Aug 27, 2004 18:54
yes yes i know that i've been saying that i will tell him for a long time. and i haven't. so tomorrow i'm showing him my LJ. he wanted me to add his LJ buddy name to my list but i want to be here when he reads it. he said, nothing is going to change, what would change our friendship (or something like that). but he did see some of my journal, the entries that i didn't make friend's only, and it makes me wonder how he could not know.
a part of me... will be glad to have it over with. because i'm tired of hiding. but i foresee the worst in everything and i don't want to lose what we have. that's cuz i'm a crazy psycho whore but maybe it will make him understand why i act the way i do sometimes.

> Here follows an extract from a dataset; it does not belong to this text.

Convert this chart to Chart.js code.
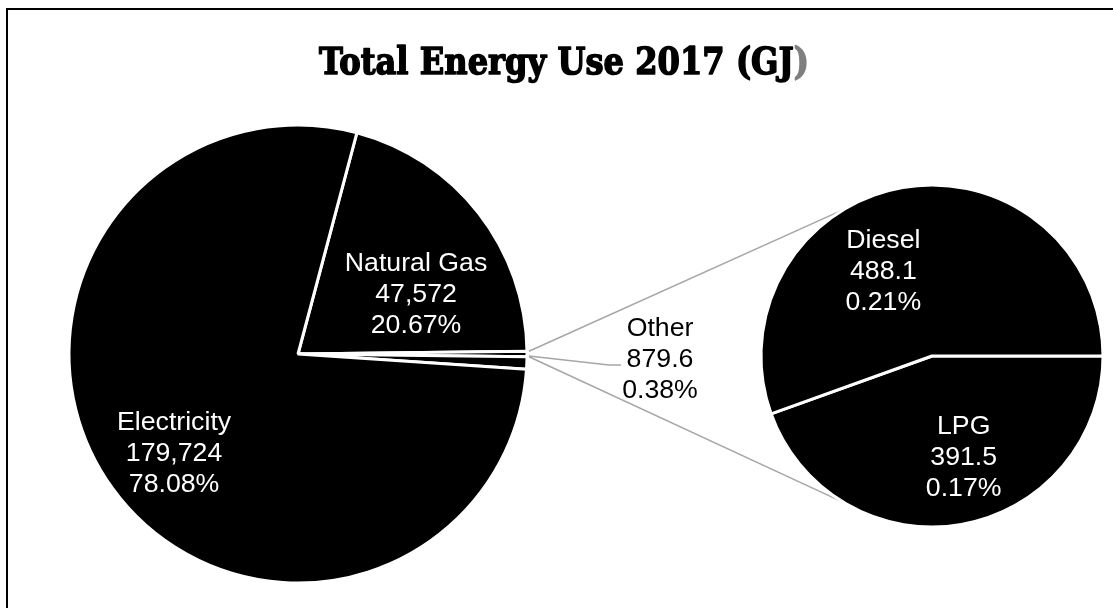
<!DOCTYPE html>
<html>
<head>
<meta charset="utf-8">
<title>Total Energy Use 2017 (GJ)</title>
<style>
  html, body { margin: 0; padding: 0; background: #fff; overflow: hidden; }
  #wrap { position: relative; width: 1113px; height: 608px; }
  #frame { position: absolute; left: 6px; top: 8px; width: 1300px; height: 800px; border: 2px solid #000; }
  canvas { position: absolute; left: 0; top: 0; }
</style>
</head>
<body>
<div id="wrap">
  <div id="frame"></div>
  <canvas id="mainPie" width="1113" height="608"></canvas>
  <canvas id="otherPie" width="1113" height="608"></canvas>
</div>

<script src="https://cdn.jsdelivr.net/npm/chart.js"></script>
<script>
// data (GJ) - main pie in drawing order, clockwise
const mainLabels = ['Natural Gas', 'Other', '', 'Electricity'];
const mainValues = [47572, 879.6, 2004.4, 179724];
// breakdown of "Other"
const otherLabels = ['LPG', 'Diesel'];
const otherValues = [391.5, 488.1];

const grandTotal = mainValues.reduce((a, b) => a + b, 0);

// label placement: [fraction of radius, shift from slice mid angle in degrees]
const mainSpots = [[0.58, 10.6], null, null, [0.69, -2.7]];
const otherSpots = [[0.61, -7.8], [0.58, -19.5]];

const LABEL_FONT = '26.7px "Liberation Sans", Arial, sans-serif';
const LINE_GAP = 31;
const GREY = '#a6a6a6';

function labelLines(name, value) {
  return [name, value.toLocaleString('en-US'), (value / grandTotal * 100).toFixed(2) + '%'];
}

function drawLines(ctx, lines, x, y, color) {
  ctx.save();
  ctx.font = LABEL_FONT;
  ctx.fillStyle = color;
  ctx.textAlign = 'center';
  ctx.textBaseline = 'middle';
  lines.forEach((t, i) => ctx.fillText(t, x, y + 2 + (i - 1) * LINE_GAP));
  ctx.restore();
}

function drawSliceLabels(chart, labels, values, spots) {
  const ctx = chart.ctx;
  const arcs = chart.getDatasetMeta(0).data;
  arcs.forEach((arc, i) => {
    const spot = spots[i];
    if (!spot) return;
    const mid = (arc.startAngle + arc.endAngle) / 2 + spot[1] * Math.PI / 180;
    const r = arc.outerRadius * spot[0];
    drawLines(ctx, labelLines(labels[i], values[i]), arc.x + r * Math.cos(mid), arc.y + r * Math.sin(mid), '#fff');
  });
}

const titlePlugin = {
  id: 'titlePlugin',
  afterDraw(chart) {
    const ctx = chart.ctx;
    const txt = 'Total Energy Use 2017 (GJ';
    ctx.save();
    ctx.font = 'bold 38px "DejaVu Serif"';
    const w1 = ctx.measureText(txt).width;
    const w2 = ctx.measureText(')').width;
    const sx = 490 / (w1 + w2);
    ctx.translate(564, 74);
    ctx.scale(sx, 1);
    ctx.textBaseline = 'alphabetic';
    ctx.textAlign = 'left';
    ctx.lineWidth = 1.6;
    ctx.lineJoin = 'round';
    ctx.fillStyle = '#000';
    ctx.strokeStyle = '#000';
    ctx.fillText(txt, -(w1 + w2) / 2, 0);
    ctx.strokeText(txt, -(w1 + w2) / 2, 0);
    ctx.fillStyle = '#7f7f7f';
    ctx.strokeStyle = '#7f7f7f';
    ctx.fillText(')', -(w1 + w2) / 2 + w1, 0);
    ctx.strokeText(')', -(w1 + w2) / 2 + w1, 0);
    ctx.restore();
  }
};

const mainLabelPlugin = {
  id: 'mainLabels',
  afterDatasetsDraw(chart) {
    drawSliceLabels(chart, mainLabels, mainValues, mainSpots);

    // "Other" label outside, with leader line
    const ctx = chart.ctx;
    const arc = chart.getDatasetMeta(0).data[1];
    const mid = (arc.startAngle + arc.endAngle) / 2;
    const ex = arc.x + (arc.outerRadius + 2) * Math.cos(mid);
    const ey = arc.y + (arc.outerRadius + 2) * Math.sin(mid);
    ctx.save();
    ctx.strokeStyle = GREY;
    ctx.lineWidth = 1.5;
    ctx.beginPath();
    ctx.moveTo(ex, ey + 2);
    ctx.lineTo(ex + 80, ey + 11);
    ctx.lineTo(ex + 92, ey + 11);
    ctx.stroke();
    ctx.restore();
    drawLines(ctx, labelLines(mainLabels[1], mainValues[1]), ex + 131, ey + 4, '#000');
  }
};

const rotationMain = 90 - (mainValues[0] + mainValues[1] / 2) / grandTotal * 360;

const mainChart = new Chart(document.getElementById('mainPie'), {
  type: 'pie',
  data: {
    labels: mainLabels,
    datasets: [{
      data: mainValues,
      backgroundColor: '#000',
      borderColor: '#fff',
      borderWidth: 3
    }]
  },
  options: {
    responsive: false,
    animation: false,
    events: [],
    radius: 229,
    rotation: rotationMain,
    layout: { padding: { left: 60, right: 577, top: 120, bottom: 20 } },
    plugins: {
      legend: { display: false },
      tooltip: { enabled: false },
      title: { display: false }
    }
  },
  plugins: [mainLabelPlugin, titlePlugin]
});

const connectorPlugin = {
  id: 'connectors',
  beforeDatasetsDraw(chart) {
    const ctx = chart.ctx;
    const src = mainChart.getDatasetMeta(0).data[1];
    const dst = chart.getDatasetMeta(0).data[0];
    const a = 59 * Math.PI / 180;
    ctx.save();
    ctx.strokeStyle = GREY;
    ctx.lineWidth = 1.5;
    [[src.startAngle, -1], [src.endAngle, 1]].forEach(([ang, s]) => {
      ctx.beginPath();
      ctx.moveTo(src.x + (src.outerRadius + 2) * Math.cos(ang), src.y + (src.outerRadius + 2) * Math.sin(ang));
      ctx.lineTo(dst.x - dst.outerRadius * Math.cos(a), dst.y + s * dst.outerRadius * Math.sin(a));
      ctx.stroke();
    });
    ctx.restore();
  },
  afterDatasetsDraw(chart) {
    drawSliceLabels(chart, otherLabels, otherValues, otherSpots);
  }
};

new Chart(document.getElementById('otherPie'), {
  type: 'pie',
  data: {
    labels: otherLabels,
    datasets: [{
      data: otherValues,
      backgroundColor: '#000',
      borderColor: '#fff',
      borderWidth: 3
    }]
  },
  options: {
    responsive: false,
    animation: false,
    events: [],
    radius: 171,
    rotation: 90,
    layout: { padding: { left: 755, right: 4, top: 180, bottom: 76 } },
    plugins: {
      legend: { display: false },
      tooltip: { enabled: false },
      title: { display: false }
    }
  },
  plugins: [connectorPlugin]
});
</script>
</body>
</html>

but i'm scared shitless. beyond shitless. no one can understand what he means to me. i don't think even he knows what he means to me. and if he can't understand what i tell him or show him, if he goes away or treats me different or whatever... i guess that's something i'll have to learn to deal with. but man, it'll be like dying slowly inside. frank told me it shouldn't matter what i tell him. you'd think i'd know my best friend better than that, i would know that he is not shallow and wouldn't care or whatever either way. and i know he's not. but that stupid conscious and stuff has me going. and maybe i'm stupid. no, i am definitely stupid. (casey is my best friend, and frank is my lil brother).
but these are things i don't want to lose: i don't want to lose going out spending the night out on the town with him, watching movies, going to movies, going to parties, hanging out, making kandee, crying together when i left, the sight and smell of him, just talking random bullshit with him talking about what's new, the future the past. i have so many memories and i'm so glad ethan isn't here right now cuz i'm crying just typing this. he doesn't judge me for all the stupid things i've done and all the stupid things i do with him, it's a big adventure and there's no boundaries. and i try not to judge him, but i've already sentenced and convicted him in this matter and that's the worst thing of all i could do, since he doesn't even know.
this is a special note since i'm having him read this. you, the reader, can move on, or read it.
casey: just typing this makes me know how stupid i really am, and that nothing will change, because it's just one small thing that doesn't mean anything, that it's something i've known about for... months, and it didn't affect anything then and it shouldn't affect anything now cuz well, we are still friends no matter what. the only thing that changes is that you'll know. and now that i've been thinking about it i guess it really isn't that big of a deal. it's just that, i wanted more, i guess. but i really don't want more, how could i even consider that? but now (or soon) you are going to know the root of my craziness and hopefully you don't care and you just give me a big hug, say you don't care, and we'll go on like nothing was ever said. we've shared so much... and when i said you were like my twin, you are, you match me in so many ways, put up with me, hang out with me, just an overall awesome person. and no one has been this way to me in well, forever. and if you were online right now, i'd tell you right now, but i'm probably going to be asleep and i'm just going to im you and tell you when you get back to read this. i love you sweetie, and i can't imagine not being with you. there's so much more i could say, but it's probably all been said, and then it just gets sappy and that's not the point to this, and blahblablah. but anyways. just the first and most important thing i want from you, as soon as you step out of your car here at my complex, is a big huge hug. i miss you.